- St Peters Location in greater metropolitan Adelaide
- Interactive map of St Peters
- Coordinates: 34°54′11″S 138°37′19″E﻿ / ﻿34.903°S 138.622°E
- Country: Australia
- State: South Australia
- City: Adelaide
- LGA: City of Norwood Payneham St Peters;
- Location: 3 km (1.9 mi) from Adelaide;
- Established: 1838

Government
- • State electorate: Dunstan;
- • Federal division: Sturt;

Population
- • Total: 3,231 (SAL 2021)
- Postcode: 5069
Suburbs around St Peters
| Walkerville | Joslin | Joslin |
| Gilberton | St Peters | Evandale |
| College Park | Stepney | Evandale |

= St Peters, South Australia =

St Peters is an inner-eastern suburb of Adelaide, South Australia in the City of Norwood Payneham St Peters.

The area was first settled in 1838, with allotments sold to investors in the South Australia Company. It was originally a separate town and was named after the Church of England's school of St Peter. The nearby school, now commonly known as St Peter's College, was relocated to its current site in 1854 on 75 acres of land in what is now known as Hackney.

St Peters Post Office opened on 1 November 1886.

It was formerly the seat of its own municipality, the Corporate Town of St Peters, but since 1997 has been part of the City of Norwood Payneham & St Peters. The historic St Peters Town Hall and attached 1911 banquet hall are listed on the South Australian Heritage Register.
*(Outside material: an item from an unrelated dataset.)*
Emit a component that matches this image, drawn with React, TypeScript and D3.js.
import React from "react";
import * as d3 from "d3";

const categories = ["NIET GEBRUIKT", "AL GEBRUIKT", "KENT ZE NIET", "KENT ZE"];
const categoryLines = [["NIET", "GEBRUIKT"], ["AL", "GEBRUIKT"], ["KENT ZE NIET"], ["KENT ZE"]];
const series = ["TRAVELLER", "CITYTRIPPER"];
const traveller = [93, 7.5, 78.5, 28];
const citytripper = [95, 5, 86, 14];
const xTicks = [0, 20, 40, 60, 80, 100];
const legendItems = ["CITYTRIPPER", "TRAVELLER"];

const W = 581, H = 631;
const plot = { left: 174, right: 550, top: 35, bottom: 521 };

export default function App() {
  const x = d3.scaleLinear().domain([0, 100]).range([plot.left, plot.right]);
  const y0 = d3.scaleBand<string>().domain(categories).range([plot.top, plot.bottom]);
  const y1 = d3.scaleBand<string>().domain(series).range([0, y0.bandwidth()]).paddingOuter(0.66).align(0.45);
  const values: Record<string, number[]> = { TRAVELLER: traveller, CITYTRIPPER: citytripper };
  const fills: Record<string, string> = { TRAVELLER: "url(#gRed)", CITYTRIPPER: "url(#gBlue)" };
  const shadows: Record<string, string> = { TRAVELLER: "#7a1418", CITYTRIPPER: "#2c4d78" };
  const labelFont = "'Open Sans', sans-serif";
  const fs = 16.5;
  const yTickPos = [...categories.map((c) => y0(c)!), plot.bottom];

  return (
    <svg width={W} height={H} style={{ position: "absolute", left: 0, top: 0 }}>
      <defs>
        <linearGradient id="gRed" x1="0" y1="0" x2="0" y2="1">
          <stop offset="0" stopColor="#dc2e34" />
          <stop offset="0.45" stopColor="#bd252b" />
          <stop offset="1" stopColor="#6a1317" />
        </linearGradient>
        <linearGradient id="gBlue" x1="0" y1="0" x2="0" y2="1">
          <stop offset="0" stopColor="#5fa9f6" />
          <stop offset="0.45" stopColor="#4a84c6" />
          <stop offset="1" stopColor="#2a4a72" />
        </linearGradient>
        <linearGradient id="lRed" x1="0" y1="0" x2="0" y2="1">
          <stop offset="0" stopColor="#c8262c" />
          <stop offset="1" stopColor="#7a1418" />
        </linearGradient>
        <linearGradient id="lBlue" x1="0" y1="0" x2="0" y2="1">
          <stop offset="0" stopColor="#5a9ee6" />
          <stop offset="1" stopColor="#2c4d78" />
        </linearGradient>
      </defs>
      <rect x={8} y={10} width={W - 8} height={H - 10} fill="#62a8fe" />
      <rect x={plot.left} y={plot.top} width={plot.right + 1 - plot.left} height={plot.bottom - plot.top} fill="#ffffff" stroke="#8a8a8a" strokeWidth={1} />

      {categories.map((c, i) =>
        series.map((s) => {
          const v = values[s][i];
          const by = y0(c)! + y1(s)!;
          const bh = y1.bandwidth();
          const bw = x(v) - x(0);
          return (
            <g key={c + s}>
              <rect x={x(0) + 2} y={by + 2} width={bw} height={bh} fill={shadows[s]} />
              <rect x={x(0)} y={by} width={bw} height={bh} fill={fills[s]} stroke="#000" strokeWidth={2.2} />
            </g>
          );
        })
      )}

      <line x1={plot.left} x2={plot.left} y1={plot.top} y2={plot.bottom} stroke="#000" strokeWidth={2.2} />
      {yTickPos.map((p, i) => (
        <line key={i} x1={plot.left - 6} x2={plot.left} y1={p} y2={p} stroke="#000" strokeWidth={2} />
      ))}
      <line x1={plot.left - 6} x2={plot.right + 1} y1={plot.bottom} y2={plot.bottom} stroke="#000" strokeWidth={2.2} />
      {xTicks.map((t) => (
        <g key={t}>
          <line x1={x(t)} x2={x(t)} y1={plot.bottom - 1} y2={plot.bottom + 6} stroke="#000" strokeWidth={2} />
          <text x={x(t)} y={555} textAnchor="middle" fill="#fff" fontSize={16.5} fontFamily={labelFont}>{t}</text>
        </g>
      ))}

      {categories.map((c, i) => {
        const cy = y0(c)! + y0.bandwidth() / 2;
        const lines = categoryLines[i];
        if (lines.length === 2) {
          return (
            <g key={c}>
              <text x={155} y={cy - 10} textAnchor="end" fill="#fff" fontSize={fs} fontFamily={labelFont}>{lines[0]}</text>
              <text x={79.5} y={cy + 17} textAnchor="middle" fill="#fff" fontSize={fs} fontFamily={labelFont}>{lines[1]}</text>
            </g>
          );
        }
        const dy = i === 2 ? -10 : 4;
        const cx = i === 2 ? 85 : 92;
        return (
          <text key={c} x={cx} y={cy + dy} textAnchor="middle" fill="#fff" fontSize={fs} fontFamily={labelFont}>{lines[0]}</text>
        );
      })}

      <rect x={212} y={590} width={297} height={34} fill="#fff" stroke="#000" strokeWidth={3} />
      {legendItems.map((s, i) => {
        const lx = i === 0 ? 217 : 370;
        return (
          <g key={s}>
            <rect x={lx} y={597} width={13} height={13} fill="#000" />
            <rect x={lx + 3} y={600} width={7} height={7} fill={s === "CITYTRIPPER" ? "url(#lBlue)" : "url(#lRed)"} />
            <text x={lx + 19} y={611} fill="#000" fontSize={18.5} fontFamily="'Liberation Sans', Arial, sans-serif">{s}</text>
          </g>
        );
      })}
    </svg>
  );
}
The East Adelaide Primitive Methodist Church was established in 1883. It became East Adelaide Methodist church in 1901, and Spicer Memorial Church in 1906 following the death of its benefactor, pastoralist Sir Edward Spicer. It is now known as Spicer Uniting Church at St Peters. The cottages across the road were funded by the Spicer Cottages Trust to provide low rent accommodation for retired Methodist ministers.